Un patrimonio da difendere e sfruttare

 di Marco Tabellione

 

La bellezza dell’Abruzzo, il carattere selvaggio e spettacolare della sua natura, l’aspetto incontaminato di tante zone dell’entroterra danno vita ad un patrimonio naturalistico, ma anche culturale e architettonico, unico in tutta Europa. Si tratta di una ricchezza che purtroppo in gran parte resta sconosciuta, e che andrebbe valorizzata e propagandata, oltre che ovviamente difesa. Un tesoro che avrebbe potuto dare vita ad una economia turistica in grado di sfruttare le bellezze della montagna e della collina però nello stesso tempo preservandole, come accaduto in regioni da questo punto di vista all’avanguardia, come ad esempio il Trentino o la Toscana.

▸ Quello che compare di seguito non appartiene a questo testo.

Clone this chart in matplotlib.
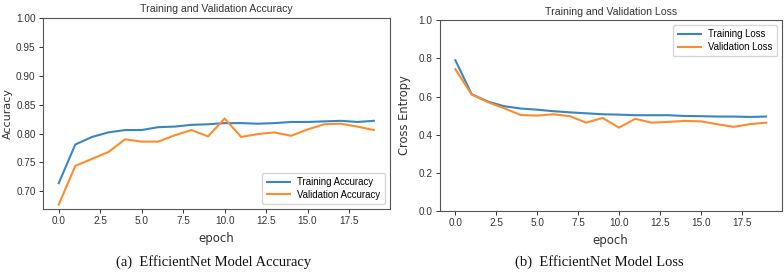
import matplotlib
matplotlib.use("Agg")
import matplotlib.pyplot as plt

epochs = list(range(20))
train_acc = [0.714, 0.781, 0.794, 0.802, 0.806, 0.806, 0.811, 0.812, 0.815, 0.816,
             0.818, 0.818, 0.817, 0.818, 0.820, 0.820, 0.821, 0.822, 0.820, 0.822]
val_acc = [0.677, 0.744, 0.756, 0.768, 0.790, 0.786, 0.786, 0.797, 0.806, 0.795,
           0.826, 0.794, 0.799, 0.802, 0.796, 0.807, 0.816, 0.817, 0.812, 0.806]
train_loss = [0.790, 0.612, 0.573, 0.549, 0.537, 0.531, 0.523, 0.517, 0.512, 0.507,
              0.505, 0.502, 0.502, 0.502, 0.498, 0.497, 0.495, 0.495, 0.493, 0.495]
val_loss = [0.743, 0.610, 0.570, 0.538, 0.503, 0.500, 0.507, 0.497, 0.463, 0.488,
            0.437, 0.483, 0.463, 0.467, 0.472, 0.470, 0.455, 0.441, 0.455, 0.463]

plt.rcParams["font.family"] = ["Liberation Sans", "DejaVu Sans"]

blue = "#3a86c4"
orange = "#ff8c2a"
tc = "#333333"

fig = plt.figure(figsize=(7.84, 2.72), dpi=100)
ax1 = fig.add_axes([0.0548, 0.232, 0.4422, 0.702])
ax2 = fig.add_axes([0.561, 0.224, 0.436, 0.702])

for ax in (ax1, ax2):
    for s in ax.spines.values():
        s.set_color("#555555")
        s.set_linewidth(0.8)
    ax.tick_params(labelsize=7.2, colors=tc, length=3, width=0.7, pad=2.2)

ax1.plot(epochs, train_acc, color=blue, lw=1.5, label="Training Accuracy")
ax1.plot(epochs, val_acc, color=orange, lw=1.5, label="Validation Accuracy")
ax1.set_ylim(min(ax1.get_ylim()), 1.0)
ax1.set_xticks([0, 2.5, 5, 7.5, 10, 12.5, 15, 17.5])
ax1.set_yticks([0.70, 0.75, 0.80, 0.85, 0.90, 0.95, 1.00])
ax1.set_yticklabels(["0.70", "0.75", "0.80", "0.85", "0.90", "0.95", "1.00"])
ax1.set_ylabel("Accuracy", fontsize=8.0, color=tc, family="DejaVu Sans")
ax1.yaxis.set_label_coords(-0.087, 0.5)
ax1.set_xlabel("epoch", fontsize=8.5, color=tc, labelpad=4, family="DejaVu Sans")
ax1.set_title("Training and Validation Accuracy", fontsize=7.6, color=tc, pad=4)
ax1.legend(loc="lower right", fontsize=6.9, frameon=True, handlelength=2.4,
           borderpad=0.45, labelspacing=0.3, borderaxespad=0.5)

ax2.plot(epochs, train_loss, color=blue, lw=1.5, label="Training Loss")
ax2.plot(epochs, val_loss, color=orange, lw=1.5, label="Validation Loss")
ax2.set_ylim(0, 1.0)
ax2.set_xticks([0, 2.5, 5, 7.5, 10, 12.5, 15, 17.5])
ax2.set_yticks([0.0, 0.2, 0.4, 0.6, 0.8, 1.0])
ax2.set_ylabel("Cross Entropy", fontsize=8.3, color=tc, family="DejaVu Sans")
ax2.yaxis.set_label_coords(-0.085, 0.5)
ax2.set_xlabel("epoch", fontsize=8.5, color=tc, labelpad=4, family="DejaVu Sans")
ax2.set_title("Training and Validation Loss", fontsize=7.6, color=tc, pad=4)
ax2.legend(loc="upper right", fontsize=6.9, frameon=True, handlelength=2.4,
           borderpad=0.45, labelspacing=0.3, borderaxespad=0.5)

fig.text(0.272, 0.012, "(a)  EfficientNet Model Accuracy", fontsize=10.5,
         family="Liberation Serif", ha="center", va="bottom", color="#111111")
fig.text(0.765, 0.012, "(b)  EfficientNet Model Loss", fontsize=10.5,
         family="Liberation Serif", ha="center", va="bottom", color="#111111")

fig.savefig("out.png", dpi=100)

Ma piuttosto che recriminare su quanto non è stato fatto, vediamo se è possibile prospettare, almeno solo a livello teorico, la possibilità di mirare davvero ad una forma espansa di economia sostenibile che in Abruzzo faccia leva sulla bellezza naturalistica. Ricordando inoltre che per godere di queste meraviglie naturali non occorre sempre inoltrarsi fino alle montagne abruzzesi, che pur rappresentano scorci tra i più belli dell’Appennino e in alcuni casi, come per il Gran Sasso, paragonabili a quelli alpini. Perché, in effetti basta prendere una bicicletta, fare una decina di chilometri verso l’interno, magari partendo dalla costa e dunque anche da Montesilvano, per incontrare paradisi insospettati.

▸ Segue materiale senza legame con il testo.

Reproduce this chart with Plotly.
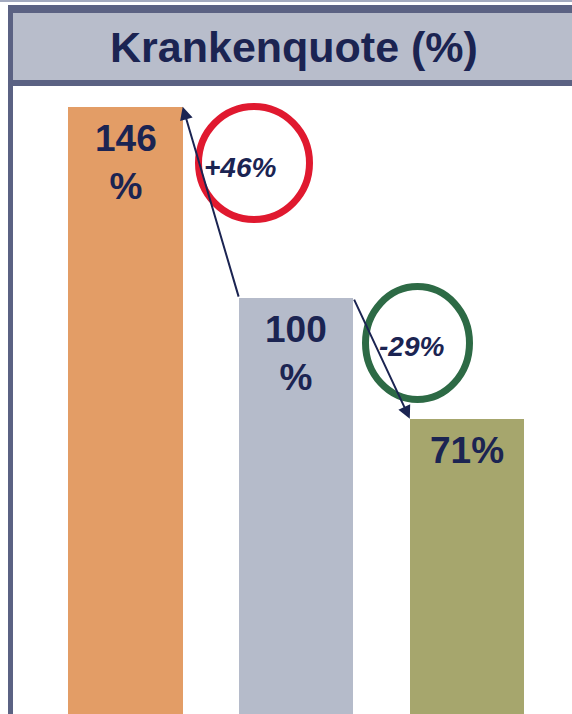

Si tratta di profili collinari, panorami tipicamente agricoli che si stagliano verso le montagne, e offrono angoli di incanto e libertà. E anche qui forse c’è da rimpiangere il non fatto, nonostante molti percorsi organizzati e attrezzati che fanno leva sul vino o sull’olio e che avrebbero potuto dare maggior risalto anche alla parte pedemontana dell’Abruzzo interno. Per non parlare dell’agriturismo che, nonostante le molteplici aziende nate, spesso si limita esclusivamente a forme di ristorazione. Ecco, anche in questo caso si nota lo stesso destino del turismo montano, quello più vicino ai parchi, cioè un destino di dimenticanza, e di successo forse solo in casi singoli. E allora che fare? Recriminare oppure cercare di lanciare idee, progetti, proposte?

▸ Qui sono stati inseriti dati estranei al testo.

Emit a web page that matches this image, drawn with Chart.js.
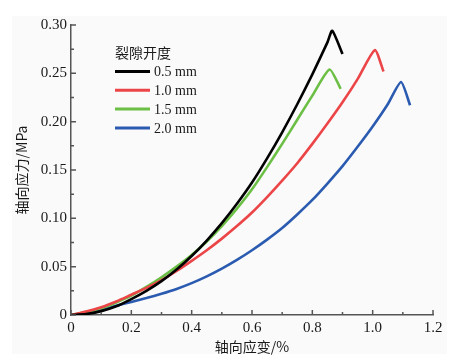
<!DOCTYPE html>
<html>
<head>
<meta charset="utf-8">
<script src="https://cdn.jsdelivr.net/npm/chart.js@4.4.0/dist/chart.umd.min.js"></script>
<style>
  html, body { margin: 0; padding: 0; background: #ffffff; }
  #wrap { width: 460px; height: 358px; }
</style>
</head>
<body>
<div id="wrap"><canvas id="c" width="460" height="358"></canvas></div>
<script>
// ---- data (axial strain %, axial stress MPa) ----
const seriesLabels = ["0.5 mm", "1.0 mm", "1.5 mm", "2.0 mm"];
const seriesColors = ["#000000", "#ec4548", "#6cbf45", "#2a5bb0"];
const legendTitle = "裂隙开度";
const xTitle = "轴向应变/%";
const yTitle = "轴向应力/MPa";

const strain05 = [0, 0.05, 0.1, 0.15, 0.2, 0.25, 0.3, 0.35, 0.4, 0.45, 0.5, 0.55, 0.6, 0.65, 0.7, 0.75, 0.8, 0.85, 0.866, 0.90];
const stress05 = [0, 0.001, 0.004, 0.009, 0.0165, 0.025, 0.035, 0.047, 0.061, 0.077, 0.095, 0.115, 0.137, 0.162, 0.189, 0.218, 0.249, 0.282, 0.294, 0.270];

const strain10 = [0, 0.05, 0.1, 0.15, 0.2, 0.25, 0.3, 0.35, 0.4, 0.45, 0.5, 0.55, 0.6, 0.65, 0.7, 0.75, 0.8, 0.85, 0.9, 0.95, 1.007, 1.036];
const stress10 = [0, 0.0035, 0.008, 0.014, 0.021, 0.028, 0.036, 0.0455, 0.056, 0.067, 0.079, 0.092, 0.106, 0.122, 0.139, 0.157, 0.177, 0.198, 0.220, 0.244, 0.274, 0.252];

const strain15 = [0, 0.05, 0.1, 0.15, 0.2, 0.25, 0.3, 0.35, 0.4, 0.45, 0.5, 0.55, 0.6, 0.65, 0.7, 0.75, 0.8, 0.857, 0.894];
const stress15 = [0, 0.003, 0.007, 0.013, 0.020, 0.029, 0.039, 0.050, 0.062, 0.076, 0.092, 0.110, 0.130, 0.153, 0.177, 0.202, 0.227, 0.254, 0.234];

const strain20 = [0, 0.05, 0.1, 0.15, 0.2, 0.25, 0.3, 0.35, 0.4, 0.45, 0.5, 0.55, 0.6, 0.65, 0.7, 0.75, 0.8, 0.85, 0.9, 0.95, 1.0, 1.05, 1.094, 1.124];
const stress20 = [0, 0.002, 0.005, 0.0095, 0.0135, 0.0175, 0.022, 0.027, 0.033, 0.040, 0.048, 0.057, 0.067, 0.078, 0.090, 0.104, 0.119, 0.136, 0.154, 0.174, 0.195, 0.218, 0.241, 0.217];

const xTicks = [0, 0.2, 0.4, 0.6, 0.8, 1.0, 1.2];
const yTicks = [0, 0.05, 0.10, 0.15, 0.20, 0.25, 0.30];

// ---- build ----
const pairs = (xs, ys) => xs.map((x, i) => ({ x: x, y: ys[i] }));
const strains = [strain05, strain10, strain15, strain20];
const stresses = [stress05, stress10, stress15, stress20];

const AXIS_COLOR = "#555555";
const SERIF = '"Liberation Serif", "Times New Roman", serif';
const TICK_FONT = { family: SERIF, size: 15, weight: "normal" };
const CJK = '"Noto Sans CJK SC", sans-serif';

const panelPlugin = {
  id: "panel",
  beforeDraw(chart) {
    const ctx = chart.ctx;
    ctx.save();
    ctx.fillStyle = "#ffffff";
    ctx.fillRect(0, 0, chart.width, chart.height);
    ctx.fillStyle = "#fafafa";
    ctx.fillRect(12, 16, 435, 338);
    ctx.restore();
  }
};

const innerTicksPlugin = {
  id: "innerTicks",
  afterDraw(chart) {
    const ctx = chart.ctx;
    const xs = chart.scales.x, ys = chart.scales.y;
    const area = chart.chartArea;
    ctx.save();
    ctx.strokeStyle = AXIS_COLOR;
    ctx.lineWidth = 1.5;
    ctx.beginPath();
    for (let i = 0; i <= 12; i++) {
      const v = i * 0.1;
      const px = xs.getPixelForValue(v);
      const len = (i % 2 === 0) ? 5 : 3;
      ctx.moveTo(px, area.bottom);
      ctx.lineTo(px, area.bottom - len);
    }
    for (let i = 0; i <= 12; i++) {
      const v = i * 0.025;
      const py = ys.getPixelForValue(v);
      const len = (i % 2 === 0) ? 5 : 3;
      ctx.moveTo(area.left, py);
      ctx.lineTo(area.left + len, py);
    }
    ctx.stroke();
    ctx.restore();
  }
};

const legendPlugin = {
  id: "innerLegend",
  afterDatasetsDraw(chart) {
    const ctx = chart.ctx;
    ctx.save();
    ctx.fillStyle = "#1a1a1a";
    ctx.textBaseline = "middle";
    ctx.textAlign = "left";
    ctx.font = "14px " + CJK;
    ctx.fillText(legendTitle, 115, 53);
    const rows = [71.5, 90.3, 109, 128];
    chart.data.datasets.forEach((ds, i) => {
      ctx.strokeStyle = ds.borderColor;
      ctx.lineWidth = 3;
      ctx.beginPath();
      ctx.moveTo(115, rows[i]);
      ctx.lineTo(150, rows[i]);
      ctx.stroke();
      ctx.fillStyle = "#1a1a1a";
      ctx.font = "14px " + SERIF;
      ctx.fillText(ds.label, 154, rows[i] + 1);
    });
    ctx.restore();
  }
};

new Chart(document.getElementById("c"), {
  type: "line",
  data: {
    datasets: seriesLabels.map((lab, i) => ({
      label: lab,
      data: pairs(strains[i], stresses[i]),
      borderColor: seriesColors[i],
      backgroundColor: seriesColors[i],
      borderWidth: 2.6,
      pointRadius: 0,
      tension: 0.2,
      fill: false
    }))
  },
  options: {
    responsive: false,
    animation: false,
    layout: { padding: { top: 25, right: 27, left: 0, bottom: 0 } },
    plugins: { legend: { display: false }, tooltip: { enabled: false }, title: { display: false } },
    scales: {
      x: {
        type: "linear",
        min: 0, max: 1.2,
        afterBuildTicks(scale) { scale.ticks = xTicks.map(v => ({ value: v })); },
        afterFit(scale) { scale.height = 43; },
        ticks: {
          padding: 4,
          color: "#1a1a1a",
          font: TICK_FONT,
          maxRotation: 0,
          callback: (v) => (v === 0 ? "0" : Number(v).toFixed(1))
        },
        grid: { display: false, drawTicks: false },
        border: { display: true, color: AXIS_COLOR, width: 1.5 },
        title: {
          display: true, text: xTitle, color: "#1a1a1a",
          font: { family: CJK, size: 14 },
          padding: { top: 0, bottom: 3 }
        }
      },
      y: {
        type: "linear",
        min: 0, max: 0.30,
        afterBuildTicks(scale) { scale.ticks = yTicks.map(v => ({ value: v })); },
        afterFit(scale) { scale.width = 71; },
        ticks: {
          padding: 4,
          color: "#1a1a1a",
          font: TICK_FONT,
          callback: (v) => (v === 0 ? "0" : Number(v).toFixed(2))
        },
        grid: { display: false, drawTicks: false },
        border: { display: true, color: AXIS_COLOR, width: 1.5 },
        title: {
          display: true, text: yTitle, color: "#1a1a1a",
          font: { family: CJK, size: 14 },
          padding: { top: 13, bottom: 0 }
        }
      }
    }
  },
  plugins: [panelPlugin, innerTicksPlugin, legendPlugin]
});
</script>
</body>
</html>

Credo che intanto il ruolo che si può svolgere sia quello divulgativo, sia quello di propagandare anche ai residenti abruzzesi una bellezza collinare e montana che è sicuramente una delle più ricche d’Italia. Occorre far conoscere le meraviglie dell’Abruzzo a cominciare, come detto, dagli abruzzesi, moltiplicare gli sforzi per portare a tutti le immagini dell’interno collinare, propagandarle su riviste, tv, web, e collaborare con quelle riviste, come D’Abruzzo ad esempio, che da decine di anni svolgono questa funzione dispensatrice. E poi portare all’esterno queste bellezze, moltiplicare la propaganda sulla rete e renderla nazionale, europea, mondiale.

Ricordo che parecchi anni fa ebbi la possibilità di intervistare due turisti triestini che dopo una vacanza in Abruzzo in una lettera al direttore di una celebre rivista avevano mostrato la loro sorpresa per la scoperta che avevano fatto della bellezza dell’Abruzzo montano e collinare, ma nello stesso tempo avevano deprecato la mancanza di conoscenza di una delle aree a loro parere più bella dell’Europa. Mi chiedo perché a distanza di decenni la situazione a livello di conoscenza e divulgazione delle ricchezze d’Abruzzo sia rimasta la stessa.

Tuttavia forse è naturale che sia così, e cioè che quello dell’Abruzzo dell’interno soprattutto collinare e montano sia per forza di cose un turismo elitario, un turismo per pochi, soprattutto poi se si decide di usare la bicicletta come mezzo di trasporto. L’arrembaggio delle grandi masse forse proprio non si addice a luoghi e paesi che traggono la loro forza proprio da ciò che massificato non è, da ciò che continua a tenersi lontano dai grandi numeri, dalle grandi quantità, per conservare però una qualità indubitabile sia a livello di prodotti tipici della gastronomia sia per monumenti che il passato ha saputo conservare sia per riti e tradizioni che appartengono ad una cultura, quella contadino-arcaica che è sì tramontata, ma i cui effetti in termini di civiltà continuano a farsi sentire.